# Homework Help: Geometric Sequences & Series

1. Jun 11, 2010

### wvcaudill2

1. The problem statement, all variables and given/known data
The sum of the first six terms in a geometric sequence of real numbers is 252.
Find the sum of the first four terms when the sum of the first two terms is 12.

2. Relevant equations
Sn = A1 - A1Rn
divided by 1 - R

R $$\neq 1$$

(I cant figured out how to make the "divided by" sign)

3. The attempt at a solution
Well, I subtracted 12 from 252 to find the sum of the last 4 terms and got 240. I could think of nothing more to do after this though.

2. Jun 11, 2010

### rock.freak667

If the sum of the first 6 number is 252 and the sum of the first two is 12. What does that say about the common ratio R? (more than 1 or less than 1?)

When you get that, then just apply your formula for Sn (Note that the formula you posted is valid for |R|<1)

3. Jun 11, 2010

### wvcaudill2

Okay, so the common ratio must be more than 1 since the numbers are getting bigger.

If my formula only works for |R|< 1, then how can I use that formula?

4. Jun 11, 2010

### rock.freak667

For |R|>1, the formula changes slightly

$$S_n = \frac{A(R^n-1)}{R-1}$$

Now S6 = 252 and S2= 12

5. Jun 11, 2010

### wvcaudill2

Okay, so do I just solve for R in one equation and then plug it into the other? I still have A though, which I assume I also need to find.

I am still unsure about how to go about solving this problem.

6. Jun 11, 2010

### rock.freak667

Well before you start solving, what are your two equations in A and R?

7. Jun 11, 2010

### rasmhop

This is incorrect.
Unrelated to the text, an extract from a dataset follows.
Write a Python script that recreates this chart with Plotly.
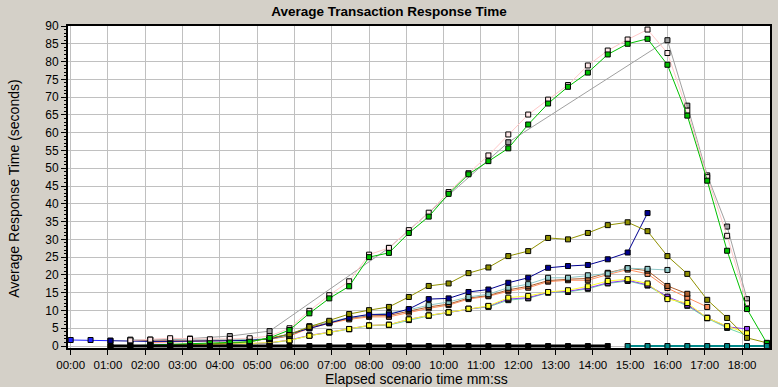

His formula is correct for all R not equal to 1. If you look at his formula and yours you will see that you just give him the exact same formula he posted himself (except you factored out A_1).

The condition |R|<1 is only required for infinite geometric series (i.e. when you let n go to infinity).
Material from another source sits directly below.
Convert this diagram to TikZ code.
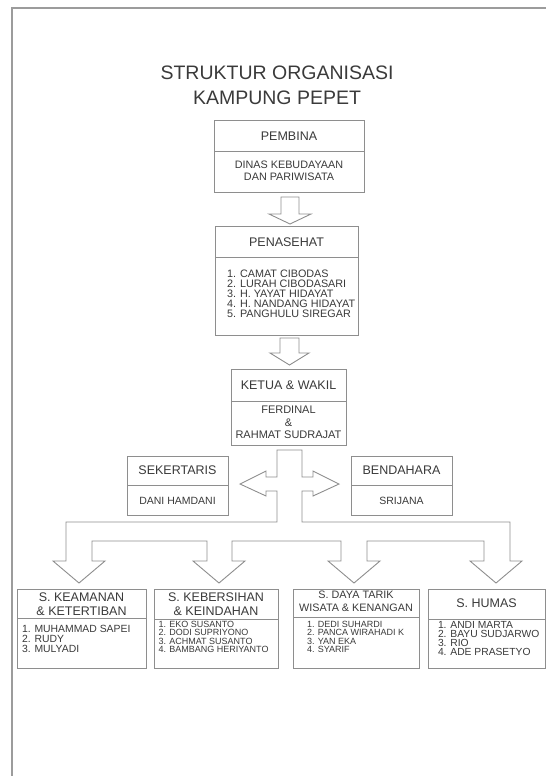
\documentclass[tikz,border=0pt]{standalone}
\usepackage{fontspec}
\setmainfont{Liberation Sans}
\definecolor{lc}{HTML}{8E8E8E}
\definecolor{tc}{HTML}{3A3A3A}
\definecolor{bc}{HTML}{9C9C9C}
\tikzset{
 boxst/.style={draw=lc, line width=0.9pt, fill=white, inner sep=0pt, outer sep=0pt, anchor=north west},
 divl/.style={draw=lc, line width=0.9pt},
 blk/.style={draw=lc, line width=0.9pt, fill=white, line join=miter},
 tl/.style={inner sep=0pt, outer sep=0pt, text=tc},
 pageline/.style={draw=bc, line width=1.2pt}
}
\newcommand\Bx[5]{\pgfmathsetmacro\bw{#4-#2}\pgfmathsetmacro\bh{#5-#3}\node[boxst, minimum width=\bw pt, minimum height=\bh pt] (#1) at (#2,#3) {};}
\newcommand\Dv[2]{\draw[divl] (#1.west |- 0,#2) -- (#1.east |- 0,#2);}
\newcommand\Tc[5]{\pgfmathsetmacro\yb{#3+0.358*#4}\node[tl, anchor=base, font=\fontsize{#4}{#4}\selectfont] (#1) at (#2,\yb) {#5};}
\newcommand\Tl[5]{\pgfmathsetmacro\yb{#3+0.358*#4}\node[tl, anchor=base west, font=\fontsize{#4}{#4}\selectfont] (#1) at (#2,\yb) {#5};}
\begin{document}
\begin{tikzpicture}[x=1pt,y=-1pt]
\useasboundingbox (0,0) rectangle (546,776);
\draw[pageline] (12,776) -- (12,8) -- (546,8);

% title
\Tc{title1}{277}{72.5}{19.5}{STRUKTUR ORGANISASI}
\Tc{title2}{277}{97.5}{19.5}{KAMPUNG PEPET}

% boxes
\Bx{pembina}{214}{120}{364}{192} \Dv{pembina}{151}
\Bx{penasehat}{215}{226}{358}{335} \Dv{penasehat}{257}
\Bx{ketua}{231}{369}{346}{445} \Dv{ketua}{401}
\Bx{sekertaris}{127}{456}{228}{515} \Dv{sekertaris}{485}
\Bx{bendahara}{351}{456}{452}{515} \Dv{bendahara}{485}
\Bx{keamanan}{17}{589}{146}{668} \Dv{keamanan}{618}
\Bx{kebersihan}{154}{589}{278}{668} \Dv{kebersihan}{619}
\Bx{wisata}{293}{589}{419}{668} \Dv{wisata}{617}
\Bx{humas}{428}{589}{545}{668} \Dv{humas}{619}

% hollow arrows
\draw[blk] (281,197) -- (299,197) -- (299,214) -- (311,214) -- (290,224) -- (269,214) -- (281,214) -- cycle;
\draw[blk] (280,338) -- (299,338) -- (299,353) -- (309,353) -- (289.5,365) -- (270,353) -- (280,353) -- cycle;
\draw[blk] (277,450) -- (277,477) -- (266,477) -- (266,471) -- (240,484) -- (266,496) -- (266,491) -- (277,491)
 -- (277,522) -- (66,522) -- (66,561) -- (53,561) -- (79,583) -- (105,561) -- (92,561) -- (92,541)
 -- (207,541) -- (207,561) -- (193,561) -- (219,583) -- (245,561) -- (232,561) -- (232,541)
 -- (341,541) -- (341,561) -- (328,561) -- (354,583) -- (380,561) -- (367,561) -- (367,541)
 -- (484,541) -- (484,561) -- (470,561) -- (496,583) -- (522,561) -- (510,561) -- (510,522)
 -- (302,522) -- (302,491) -- (313,491) -- (313,496) -- (339,484) -- (313,471) -- (313,477) -- (302,477)
 -- (302,450) -- cycle;

% texts
\Tc{pemh}{289}{136}{12.5}{PEMBINA}
\Tc{pemb1}{289}{165}{10.8}{DINAS KEBUDAYAAN}
\Tc{pemb2}{289}{177}{10.8}{DAN PARIWISATA}

\Tc{penh}{286.5}{242}{12.5}{PENASEHAT}
\Tl{pen1}{227}{274}{10.8}{1. CAMAT CIBODAS}
\Tl{pen2}{227}{284}{10.8}{2. LURAH CIBODASARI}
\Tl{pen3}{227}{294}{10.8}{3. H. YAYAT HIDAYAT}
\Tl{pen4}{227}{304}{10.8}{4. H. NANDANG HIDAYAT}
\Tl{pen5}{227}{313.5}{10.8}{5. PANGHULU SIREGAR}

\Tc{kth}{288.5}{385}{12.5}{KETUA \& WAKIL}
\Tc{kt1}{288.5}{410}{11}{FERDINAL}
\Tc{kt2}{288.5}{422.5}{11}{\&}
\Tc{kt3}{288.5}{435}{11}{RAHMAT SUDRAJAT}

\Tc{sekh}{177.5}{470.5}{12.5}{SEKERTARIS}
\Tc{sekb}{177.5}{500.5}{10.5}{DANI HAMDANI}
\Tc{benh}{401.5}{470.5}{12.5}{BENDAHARA}
\Tc{benb}{401.5}{500.5}{10.5}{SRIJANA}

\Tc{kah1}{81.5}{597}{12.5}{S. KEAMANAN}
\Tc{kah2}{81.5}{611}{12.5}{\& KETERTIBAN}
\Tl{ka1}{22}{629}{10.4}{1. MUHAMMAD SAPEI}
\Tl{ka2}{22}{639}{10.4}{2. RUDY}
\Tl{ka3}{22}{649}{10.4}{3. MULYADI}

\Tc{keh1}{216}{597}{12.5}{S. KEBERSIHAN}
\Tc{keh2}{216}{611}{12.5}{\& KEINDAHAN}
\Tl{ke1}{158.5}{624}{9}{1. EKO SUSANTO}
\Tl{ke2}{158.5}{632.5}{9}{2. DODI SUPRIYONO}
\Tl{ke3}{158.5}{641}{9}{3. ACHMAT SUSANTO}
\Tl{ke4}{158.5}{649.5}{9}{4. BAMBANG HERIYANTO}

\Tc{wih1}{356}{595}{10.8}{S. DAYA TARIK}
\Tc{wih2}{356}{607.5}{10.8}{WISATA \& KENANGAN}
\Tl{wi1}{307}{624}{9}{1. DEDI SUHARDI}
\Tl{wi2}{307}{632.5}{9}{2. PANCA WIRAHADI K}
\Tl{wi3}{307}{641}{9}{3. YAN EKA}
\Tl{wi4}{307}{649.5}{9}{4. SYARIF}

\Tc{huh}{486.5}{603}{12.5}{S. HUMAS}
\Tl{hu1}{438}{625}{10.3}{1. ANDI MARTA}
\Tl{hu2}{438}{634}{10.3}{2. BAYU SUDJARWO}
\Tl{hu3}{438}{643}{10.3}{3. RIO}
\Tl{hu4}{438}{652}{10.3}{4. ADE PRASETYO}
\end{tikzpicture}
\end{document}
The rest of rock.freak667's advice is solid.

BTW the following manipulation may help you (the exact same information can be extracted from your formula):
$$S_2 = A+AR$$
$$S_6 = (A+AR) + (AR^2 + AR^3) + (AR^4 + AR^5) = (A+AR) + R^2(A+AR) + R^4(A+AR) = (1+R^2+R^4)(A+AR)$$

8. Jun 11, 2010

### wvcaudill2

Im not quite sure what you mean. But, when I reworked the first equation for R, I got:

R = 6th root of 252(R-1)+1 divided by A

and

R = square root of 12(R-1)+1 divided by A

I dont think this is the right direction though.

9. Jun 11, 2010

### rasmhop

You want to find R without refering to A so try dividing S_6 by S_2. You should get:
$$\frac{S_6}{S_2} = \frac{1-R^6}{1-R^2} = R^4 + R^2 + 1$$
which lets you solve for R^2.

10. Jun 11, 2010

### wvcaudill2

How did you get either of those equations for S6 or S2?

Earlier, you stated
S6 = (1 + R2 + R4)(A + AR)

and

S2 = (A + AR)

now, if you take S6/S2 would that not equal

(1 + R2 + R4)(A + AR)/(A + AR) = (1 + R2 + R4)

?

If so, then when solved for R I get R = the sixth root of 20, or about 1.6475. Is this correct?

11. Jun 11, 2010

### rasmhop

Factoring out the common factors from your formula we get:
$$S_n = \frac{A}{1-R}(1-R^n)$$
So in general:
$$\frac{S_n}{S_m} = \frac{ \frac{A}{1-R}(1-R^n)}{ \frac{A}{1-R}(1-R^m)} = \frac{1-R^n}{1-R^m}$$

Yes.

No. S_6/S_2 = 21 so you get:
$$R^4 + R^2 +1 = 21$$
or written differently:
$$R^4 + R^2 - 20 = 0$$
Which has the solution (the other solution is negative):
$$R^2 = \frac{-1+\sqrt{1+80}}{2} = \frac{-1+9}{2} = 4$$
Now you can find A from one of your equations and finally evaluate S_4.

12. Jun 11, 2010

### wvcaudill2

How did you get to R2 and its solution?

13. Jun 11, 2010

### rasmhop

If $x^2 + bx + c = 0$, then x is one of the following:
$$x_- = \frac{-b-\sqrt{b^2-4c}}{2} \qquad x_+ = \frac{-b+\sqrt{b^2-4c}}{2}$$
Have you not seen this? (I just assumed you knew it) If you haven't we may be able to find an alternative way to solve this.

14. Jun 11, 2010

### wvcaudill2

I thought I recognized the Quadratic formula, I just didnt think it could be used here.

I can solve for S4 now. Thank you for your help!